Keep Texans healthy and dry by eliminating the diaper sales tax
Imagine if your baby or your elderly parent had to sit in a soiled diaper for hours because a clean, dry diaper simply wasn’t in the budget.
This unhealthy practice is, unfortunately, happening all too often in Texas when low-income families sometimes have to choose between buying diapers and paying for rent or food.
Diapers are as much a basic health essential as feminine hygiene products, which several legislators have proposed to exempt from the state sales tax. One of those legislators, state Rep. Donna Howard, D-Austin, also has recognized the necessity of diapers by filing House Bill 221, which removes the sales tax from both child and adult diapers.

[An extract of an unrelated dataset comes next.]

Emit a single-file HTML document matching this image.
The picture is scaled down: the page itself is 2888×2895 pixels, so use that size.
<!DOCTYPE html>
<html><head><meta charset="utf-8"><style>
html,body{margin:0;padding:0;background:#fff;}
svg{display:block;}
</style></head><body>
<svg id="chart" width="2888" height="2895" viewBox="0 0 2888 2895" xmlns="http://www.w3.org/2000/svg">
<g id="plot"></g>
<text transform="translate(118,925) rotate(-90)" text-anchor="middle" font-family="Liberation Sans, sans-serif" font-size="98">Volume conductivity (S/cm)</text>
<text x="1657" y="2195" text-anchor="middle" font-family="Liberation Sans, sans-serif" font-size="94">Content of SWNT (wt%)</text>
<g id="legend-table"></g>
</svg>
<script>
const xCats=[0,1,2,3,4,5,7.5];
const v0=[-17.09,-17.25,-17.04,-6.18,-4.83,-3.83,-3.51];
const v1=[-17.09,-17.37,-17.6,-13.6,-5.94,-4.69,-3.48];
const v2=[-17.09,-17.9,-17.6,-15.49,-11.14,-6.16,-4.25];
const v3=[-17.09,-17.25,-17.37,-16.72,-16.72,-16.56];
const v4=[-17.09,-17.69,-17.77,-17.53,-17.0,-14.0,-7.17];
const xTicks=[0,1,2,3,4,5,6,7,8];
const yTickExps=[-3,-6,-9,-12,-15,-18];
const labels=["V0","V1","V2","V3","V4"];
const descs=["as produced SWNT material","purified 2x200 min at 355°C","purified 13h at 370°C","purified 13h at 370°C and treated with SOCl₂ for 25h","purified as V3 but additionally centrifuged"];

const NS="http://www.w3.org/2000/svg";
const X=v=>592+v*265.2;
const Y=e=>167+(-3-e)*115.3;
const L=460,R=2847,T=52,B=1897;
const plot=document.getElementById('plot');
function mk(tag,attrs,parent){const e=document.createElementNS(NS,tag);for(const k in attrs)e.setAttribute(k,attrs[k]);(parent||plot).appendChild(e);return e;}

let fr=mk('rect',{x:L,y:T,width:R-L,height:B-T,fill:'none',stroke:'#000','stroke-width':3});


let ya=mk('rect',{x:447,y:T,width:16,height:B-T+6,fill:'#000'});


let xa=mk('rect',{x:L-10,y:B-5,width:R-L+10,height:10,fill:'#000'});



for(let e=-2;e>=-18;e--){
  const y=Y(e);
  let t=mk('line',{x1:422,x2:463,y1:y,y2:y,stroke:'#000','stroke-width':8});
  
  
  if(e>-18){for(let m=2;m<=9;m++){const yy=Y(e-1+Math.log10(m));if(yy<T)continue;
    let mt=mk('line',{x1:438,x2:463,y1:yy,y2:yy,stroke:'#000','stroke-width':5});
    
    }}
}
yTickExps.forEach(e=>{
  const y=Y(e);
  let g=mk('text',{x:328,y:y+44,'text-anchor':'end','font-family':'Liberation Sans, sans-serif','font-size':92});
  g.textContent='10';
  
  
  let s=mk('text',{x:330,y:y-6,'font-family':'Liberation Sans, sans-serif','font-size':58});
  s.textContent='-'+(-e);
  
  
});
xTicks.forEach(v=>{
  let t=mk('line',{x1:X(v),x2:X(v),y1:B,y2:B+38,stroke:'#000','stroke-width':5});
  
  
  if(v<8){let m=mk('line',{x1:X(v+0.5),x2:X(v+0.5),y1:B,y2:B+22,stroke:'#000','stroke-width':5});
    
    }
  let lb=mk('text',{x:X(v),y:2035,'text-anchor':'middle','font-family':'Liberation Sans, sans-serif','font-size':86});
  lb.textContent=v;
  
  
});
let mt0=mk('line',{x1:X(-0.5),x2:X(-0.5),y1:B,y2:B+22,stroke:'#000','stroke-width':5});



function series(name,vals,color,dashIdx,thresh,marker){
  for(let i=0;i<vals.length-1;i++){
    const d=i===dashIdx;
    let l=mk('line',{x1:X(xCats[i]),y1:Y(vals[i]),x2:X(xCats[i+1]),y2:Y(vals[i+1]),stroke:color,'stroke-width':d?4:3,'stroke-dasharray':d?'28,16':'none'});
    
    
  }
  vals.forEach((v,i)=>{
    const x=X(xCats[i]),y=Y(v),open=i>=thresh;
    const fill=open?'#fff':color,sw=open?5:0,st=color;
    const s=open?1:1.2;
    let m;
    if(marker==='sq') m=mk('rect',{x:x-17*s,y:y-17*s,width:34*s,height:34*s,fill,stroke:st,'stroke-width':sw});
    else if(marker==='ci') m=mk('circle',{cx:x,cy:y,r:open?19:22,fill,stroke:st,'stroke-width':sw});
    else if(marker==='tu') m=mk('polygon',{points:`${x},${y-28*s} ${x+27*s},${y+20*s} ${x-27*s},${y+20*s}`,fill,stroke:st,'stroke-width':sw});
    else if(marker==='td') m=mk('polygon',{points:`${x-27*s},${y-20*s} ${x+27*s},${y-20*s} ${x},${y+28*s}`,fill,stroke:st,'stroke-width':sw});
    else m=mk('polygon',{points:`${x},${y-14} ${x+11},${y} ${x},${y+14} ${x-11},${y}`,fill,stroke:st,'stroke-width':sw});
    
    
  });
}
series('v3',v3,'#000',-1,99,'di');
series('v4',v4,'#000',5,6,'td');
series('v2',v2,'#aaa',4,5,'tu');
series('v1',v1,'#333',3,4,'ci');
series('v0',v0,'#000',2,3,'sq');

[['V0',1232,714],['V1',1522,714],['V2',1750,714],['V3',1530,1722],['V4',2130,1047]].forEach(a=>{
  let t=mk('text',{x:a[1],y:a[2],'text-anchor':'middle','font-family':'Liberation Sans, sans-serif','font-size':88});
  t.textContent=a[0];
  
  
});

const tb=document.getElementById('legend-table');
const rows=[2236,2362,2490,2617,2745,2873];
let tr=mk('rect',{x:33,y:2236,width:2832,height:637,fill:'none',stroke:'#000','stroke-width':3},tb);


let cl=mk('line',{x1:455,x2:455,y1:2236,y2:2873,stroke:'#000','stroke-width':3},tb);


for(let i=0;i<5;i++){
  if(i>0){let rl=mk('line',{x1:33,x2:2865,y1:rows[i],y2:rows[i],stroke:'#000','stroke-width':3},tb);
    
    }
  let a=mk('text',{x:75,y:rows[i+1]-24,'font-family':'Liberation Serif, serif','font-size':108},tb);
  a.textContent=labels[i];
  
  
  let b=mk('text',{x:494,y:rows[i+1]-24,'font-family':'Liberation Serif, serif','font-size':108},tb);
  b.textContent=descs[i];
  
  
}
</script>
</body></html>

Diapers should be added to the sales tax exempt list not just for health reasons; it also makes economic sense.
In Texas, an estimated 25 percent of all children under age 3 live in families earning under the federal poverty level, which in 2016 is $24,300 for a family of four. And an estimated 11.1 percent of Texans over age 65 live in poverty, according to census figures.
For these Texas families and seniors, every penny counts.
Diapers have a bigger impact on the family budget than feminine hygiene products. While women spend on average of $70 to $80 each year on feminine hygiene products, families with infants and toddlers spend $70 to $80 each month for each child wearing diapers.
Children wear an average of 50 diapers each week, and for each percentage point the sales tax is reduced, families can buy an additional two diapers per month. In Texas, eliminating the state sales tax would allow families to buy 12 more diapers each month. That would help narrow, but not eliminate, the “diaper gap” – a national survey of U.S. mothers found that those who had trouble affording diapers ran short about 11 to 12 diapers each week.
Without a supply of diapers, children are barred from participating in early childhood education programs or attending most childcare centers. Without childcare, parents cannot go to work, compounding the economic hardships that keep them from affording enough diapers in the first place.
Adult diapers are even more expensive, and their need is growing as the population ages. Euromonitor International estimates that sales of adult incontinence products are forecast to rise 48 percent, to $2.7 billion, from 2015 to 2020, while baby diaper sales will grow 2.6 percent. Adult diapers not only contribute to health, they allow seniors and others with incontinence to maintain an active life and to live with dignity.
Where do needy families now turn for help affording diapers?
Not the government – no government assistance programs directly provide diapers. They cannot be bought with food stamps or WIC, and Medicaid does not provide diapers for infants and toddlers.
In Texas, the Austin Diaper Bank and 22 other diaper banks connected through the National Diaper Bank distribute more than 2.9 million diapers annually. But this is not enough to end diaper need for the nearly 300,000 infants and toddlers living in poverty in our state, in addition to needy adults who require this assistance.
We hope the Texas Legislature will join us to help end diaper need in our state by eliminating state sales tax on child and adult diapers. While it would take revenue out of state coffers, it would put money in the pockets of those who need it most, allowing them to work to contribute to the state’s economy.
More importantly, it would keep our youngest Texans, and many adults, clean, dry and healthy. No one deserves to suffer in a dirty diaper.